Butch Foley, who owns the Philadelphia Flower Market, says he was victimized by a homeless person who meandered into his shop high on K2 throwing glass vases of flowers at him.

"As I'm escorting him out of the door, he stabs me right here, to the point where I'm bleeding, I mean I'm stabbed," says Foley.

He adds, "They're claiming they're helping us merchants, I've never seen anybody in 36 years from the city down here."

Some commuters say they are they are concerned that nothing seems to be being done about it.

Bob Currington of North Philadelphia says, "I see a problem that's not being addressed, they're just walking by them and they're not really doing anything and it's getting worse."

Sister Mary Scullion, director of Project Home, runs the Hub says she shares those concerns.

"We share the merchants concerns about some of the drug activity that happens down here, we see what they see and it's disturbing," says Scullion.

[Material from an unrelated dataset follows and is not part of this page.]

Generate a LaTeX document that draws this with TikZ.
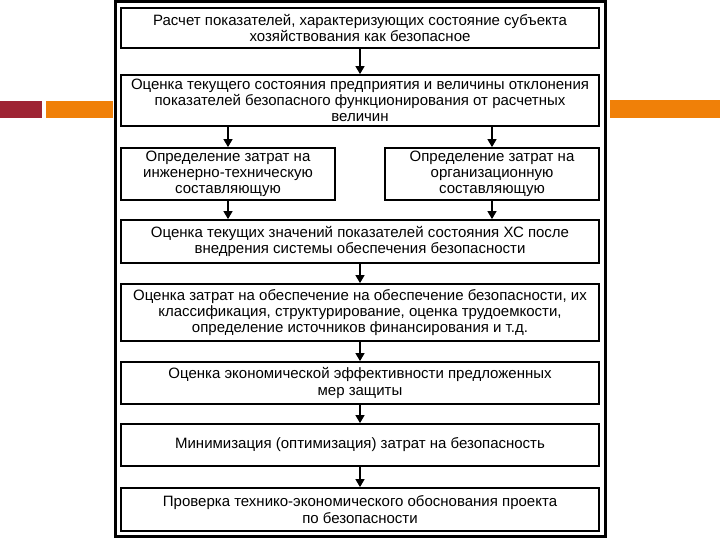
\documentclass[tikz,border=0pt]{standalone}
\usepackage{fontspec}
\setmainfont{Liberation Sans}
\usetikzlibrary{arrows.meta}
\definecolor{darkred}{RGB}{158,36,52}
\definecolor{barorange}{RGB}{240,128,8}
\tikzset{
  box/.style={draw=black, line width=1.8pt, align=center, inner sep=0pt,
    font=\fontsize{15}{16.3}\selectfont, anchor=center},
  arr/.style={line width=1.3pt, -{Triangle[width=9pt,length=8pt]}},
  bar/.style={fill=#1, draw=none}
}
\begin{document}
\begin{tikzpicture}[x=1pt,y=-1pt]
\useasboundingbox (0,0) rectangle (720,540);
% side bars
\fill[darkred] (0,101) rectangle (42,118);
\fill[barorange] (46,101) rectangle (113,118);
\fill[barorange] (610,100) rectangle (720,118);
% outer frame
\fill[white] (115,1) rectangle (605,537);
\draw[line width=3pt] (115,1.5) rectangle (605,536.5);
% boxes
\node[box, minimum width=478pt, minimum height=40pt] (b1) at (360,28)
  {Расчет показателей, характеризующих состояние субъекта\\хозяйствования как безопасное};
\node[box, minimum width=478pt, minimum height=51pt] (b2) at (360,100.5)
  {Оценка текущего состояния предприятия и величины отклонения\\показателей безопасного функционирования от расчетных\\величин};
\node[box, minimum width=214pt, minimum height=52pt] (b3a) at (228,174)
  {Определение затрат на\\инженерно-техническую\\составляющую};
\node[box, minimum width=214pt, minimum height=52pt] (b3b) at (492,174)
  {Определение затрат на\\организационную\\составляющую};
\node[box, minimum width=478pt, minimum height=43pt] (b4) at (360,241.5)
  {Оценка текущих значений показателей состояния ХС после\\внедрения системы обеспечения безопасности};
\node[box, minimum width=478pt, minimum height=57pt] (b5) at (360,312.5)
  {Оценка затрат на обеспечение на обеспечение безопасности, их\\классификация, структурирование, оценка трудоемкости,\\определение источников финансирования и т.д.};
\node[box, minimum width=478pt, minimum height=42pt] (b6) at (360,383)
  {Оценка экономической эффективности предложенных\\мер защиты};
\node[box, minimum width=478pt, minimum height=42pt] (b7) at (360,445)
  {Минимизация (оптимизация) затрат на безопасность};
\node[box, minimum width=478pt, minimum height=43pt] (b8) at (360,509.5)
  {Проверка технико-экономического обоснования проекта\\по безопасности};
% arrows
\draw[arr] (b1.south) -- (b2.north);
\draw[arr] (b2.south -| b3a.north) -- (b3a.north);
\draw[arr] (b2.south -| b3b.north) -- (b3b.north);
\draw[arr] (b3a.south) -- (b3a.south |- b4.north);
\draw[arr] (b3b.south) -- (b3b.south |- b4.north);
\draw[arr] (b4.south) -- (b5.north);
\draw[arr] (b5.south) -- (b6.north);
\draw[arr] (b6.south) -- (b7.north);
\draw[arr] (b7.south) -- (b8.north);
\end{tikzpicture}
\end{document}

She adds, "We're hoping that the police and the SEPTA police can step up the efforts to address these illegal activities."

For his part, Mayor Jim Kenney says, "We can't force them out of a public place but we're working with them every day. And the opioid crisis has made things even worse, cause now we have the addiction on top of the homelessness. We are working on it."

The mayor says he plans to send people from the commerce department to talk to some of the merchants and assure them that they are doing things but that it's just a very difficult problem that they're dealing with. At the very least that could make merchants feel like someone is finally listening.